Le stockage du sable sous forme de cordons ou de dunes artificielles en arrière-plage perturbe profondément le fonctionnement naturel du littoral. Le sable y devient rapidement sec et compacté, rendant le milieu impopre à la faune et à la flore typique des dunes. Ces cordons bloquent aussi les échanges naturels entre la mer et la terre, altérant les dynamiques écologiques locales.
Sable transporté, plage artificialisée
Plage ses Sablettes, secteur Mar-Vivo : Le sable est ensuite transporté par camions-bennes pour recharger les zones érodées de Mar-Vivo. Réparti et tassé mécaniquement par les engins de chantier, il forme une surface bien plane mais artificiellement compactée. Au contact de l’eau, ce sable sec forme des flocs flottant à la surface de la mer, qui dérivent vers le large. Aucune barrière anti-turbidité n’a semble-t-il été installée, ce qui augmente les risques d’ensablement et de turbidité pour l’herbier de Posidonies, situé à seulement 60 mètres de ce secteur de la plage.
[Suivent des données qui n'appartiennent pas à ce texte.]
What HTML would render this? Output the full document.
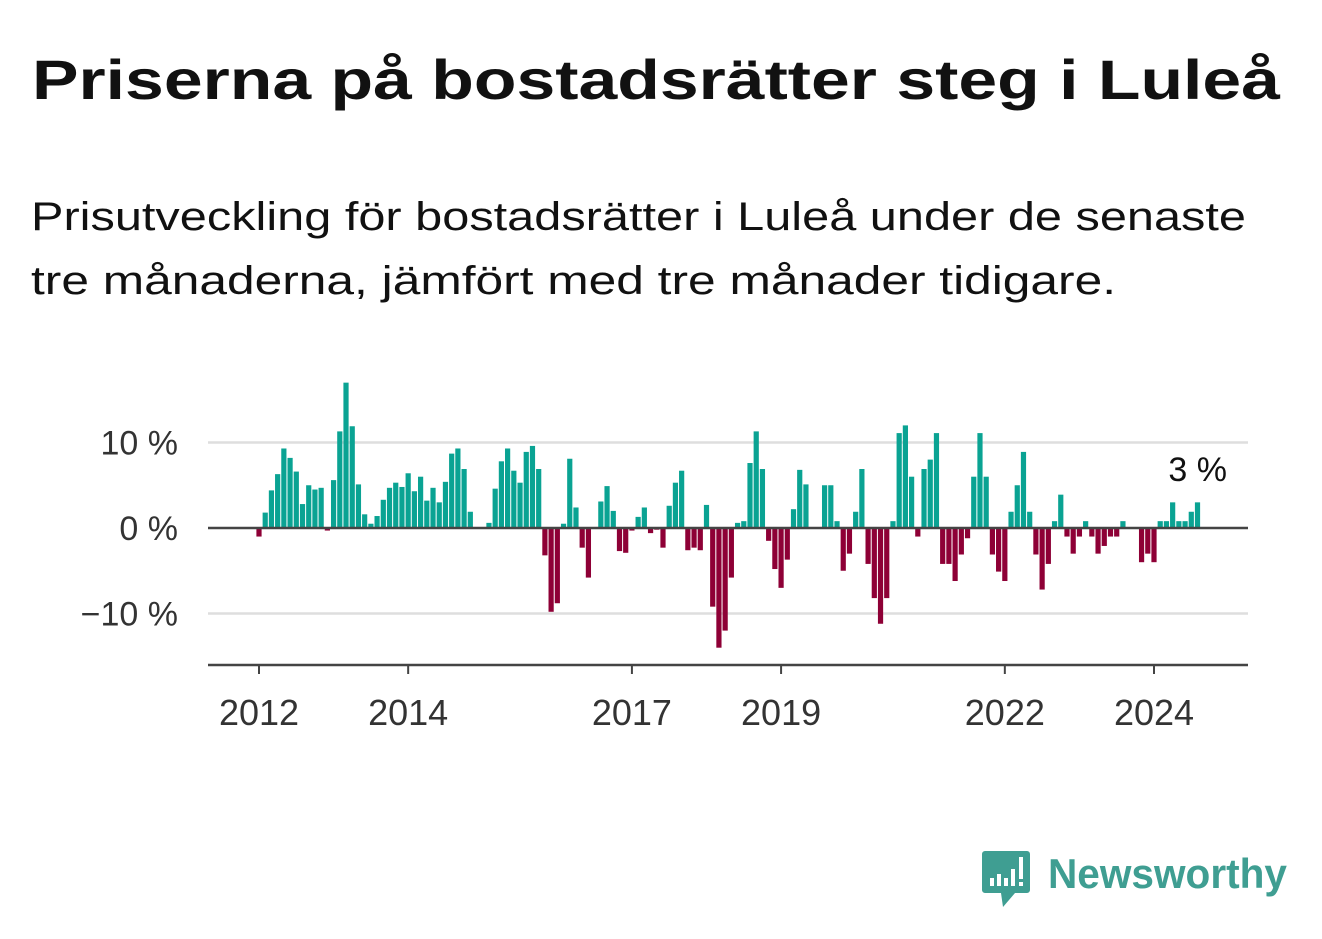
<!DOCTYPE html>
<html><head><meta charset="utf-8"><style>
html,body{margin:0;padding:0;background:#fff;}
svg{display:block;font-family:"Liberation Sans",sans-serif;}
</style></head><body>
<svg id="chart" width="1322" height="939" viewBox="0 0 1322 939">
<text x="32" y="99" font-size="56" font-weight="bold" fill="#111" textLength="1248" lengthAdjust="spacingAndGlyphs">Priserna på bostadsrätter steg i Luleå</text>
<text x="31" y="230" font-size="40" fill="#111" textLength="1215" lengthAdjust="spacingAndGlyphs">Prisutveckling för bostadsrätter i Luleå under de senaste</text>
<text x="31" y="294" font-size="40" fill="#111" textLength="1085" lengthAdjust="spacingAndGlyphs">tre månaderna, jämfört med tre månader tidigare.</text>
<g id="grid"></g>
<g id="bars"></g>
<g id="axes"></g>
<text x="1227" y="481" font-size="34" fill="#111" text-anchor="end">3 %</text>
<g>
<path d="M985 851 h42 a3 3 0 0 1 3 3 v36 a3 3 0 0 1 -3 3 h-12 l-12 14 l-2 -14 h-16 a3 3 0 0 1 -3 -3 v-36 a3 3 0 0 1 3 -3z" fill="#3f9e92"/>
<rect x="990" y="878" width="4" height="8" fill="#fff"/>
<rect x="997" y="874" width="4" height="12" fill="#fff"/>
<rect x="1004" y="878" width="4" height="8" fill="#fff"/>
<rect x="1011" y="869" width="4" height="17" fill="#fff"/>
<rect x="1019" y="857" width="4" height="22" fill="#fff"/>
<rect x="1019" y="882" width="4" height="4" fill="#fff"/>
<text x="1048" y="888" font-size="42" font-weight="bold" fill="#3f9e92" textLength="239" lengthAdjust="spacingAndGlyphs">Newsworthy</text>
</g>
</svg>
<script>
const values = [-1,1.8,4.4,6.3,9.3,8.2,6.6,2.8,5,4.5,4.7,-0.3,5.6,11.3,17,11.9,5.1,1.6,0.5,1.4,3.3,4.7,5.3,4.8,6.4,4.3,6,3.2,4.7,3,5.4,8.7,9.3,6.9,1.9,0,0,0.6,4.6,7.8,9.3,6.7,5.3,8.9,9.6,6.9,-3.2,-9.8,-8.8,
0.5,8.1,2.4,-2.3,-5.8,0,3.1,4.9,2,-2.7,-2.9,-0.3,1.3,2.4,-0.6,-0.2,-2.3,2.6,5.3,6.7,-2.6,-2.3,-2.6,2.7,-9.2,-14,-12,-5.8,0.6,0.8,7.6,11.3,6.9,-1.5,-4.8,-7,-3.7,2.2,6.8,5.1,0,0,5,5,0.8,-5,-3,1.9,6.9,-4.2,-8.2,-11.2,-8.2,
0.8,11.1,12,6,-1,6.9,8,11.1,-4.2,-4.2,-6.2,-3.1,-1.2,6,11.1,6,-3.1,-5.1,-6.2,1.9,5,8.9,1.9,-3.1,-7.2,-4.2,0.8,3.9,-1,-3,-1,0.8,-1,-3,-2.1,-1,-1,0.8,0,0,-4,-3,-4,0.8,0.8,3,0.8,0.8,1.9,3];
const yTicks = [10,0,-10];
const yTickLabels = ["10 %","0 %","−10 %"];
const xTickYears = [2012,2014,2017,2019,2022,2024];
const NS="http://www.w3.org/2000/svg";
const x0=259, perMonth=(1154-259)/144, startYear=2012;
function xScale(i){return x0+perMonth*i;}
function xYear(y){return xScale((y-startYear)*12);}
function yScale(v){return 528-v*8.55;}
function mk(tag,attrs,parent){const e=document.createElementNS(NS,tag);for(const k in attrs)e.setAttribute(k,attrs[k]);parent.appendChild(e);return e;}
const grid=document.getElementById('grid'),bars=document.getElementById('bars'),axes=document.getElementById('axes');
yTicks.forEach((t,k)=>{
  if(t!==0){const l=mk('line',{x1:208,x2:1248,y1:yScale(t),y2:yScale(t),stroke:'#dedede','stroke-width':2.5},grid);
  
  }
  const tx=mk('text',{x:178,y:yScale(t)+12,'font-size':34,fill:'#333','text-anchor':'end'},axes);
  tx.textContent=yTickLabels[k];
  
  
});
values.forEach((v,i)=>{
  if(v===0)return;
  const y=yScale(Math.max(v,0)),h=Math.abs(yScale(v)-yScale(0));
  const r=mk('rect',{x:xScale(i)-2.6,y:y,width:5.2,height:h,fill:v>0?'#0aa393':'#8e0036'},bars);
  
  
});
const zl=mk('line',{x1:208,x2:1248,y1:yScale(0),y2:yScale(0),stroke:'#444','stroke-width':2.5},axes);


const ax=mk('line',{x1:208,x2:1248,y1:665,y2:665,stroke:'#444','stroke-width':2.5},axes);


xTickYears.forEach(yr=>{
  const x=xYear(yr);
  const t=mk('line',{x1:x,x2:x,y1:665,y2:674,stroke:'#444','stroke-width':2},axes);
  
  
  const tx=mk('text',{x:x,y:725,'font-size':36,fill:'#333','text-anchor':'middle'},axes);
  tx.textContent=yr;
  
  
});
</script>
</body></html>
Des impacts durables, pour un résultat éphémère
Plage ses Sablettes : Le lendemain matin, un dépôt crémeux apparaît sur la plage. Un reprofilage est ensuite effectué pour lisser le sable, suivi d’un passage d’engin de nettoyage pour retirer les déchets redevenus visibles. Ces dernières interventions modifient la structure du sable (compacité, capacité de drainage) et détruisent une nouvelle fois la faune qui s’était réinstallée et qui vient d’être ensevelie sous les recharges de sable.
Le rechargement et reprofilage altèrent profondément les habitats naturels. À force d’uniformiser les plages, ces pratiques affaiblissent leur résilience face aux aléas climatiques. Elles donnent aussi une illusion de stabilité, masquant le recul réel du trait de côte.
Une fuite en avant coûteuse
Ces opérations, onéreuses et à l’efficacité temporaires, doivent être recommencées chaque année. Le sable réinjecté est rapidement emporté par les tempêtes, entraînant un cercle peu vertueux mobilisant des ressources humaines, matérielles et financières, détruisant la biodiversité locale… sans régler le problème de fond.
Après reprofilage, des débris de vie marine et déchets plastiques réapparaissent dans le sable. Malgré cela, certains continuent à qualifier ces opérations de "ré-ensablement écologique". Devinez qui ? Eh oui…
Changer de cap : restaurer plutôt que recharger
Il est plus que temps de repenser notre rapport aux plages. Plutôt que de chercher à les « domestiquer » par des opérations mécanisées répétées, adoptons des approches plus douces :
- restauration des milieux naturels,
- relocalisation des infrastructures exposées,
- et acceptation de l’évolution naturelle du trait de côte.
C’est dans cette voie que se trouve la résilience véritable.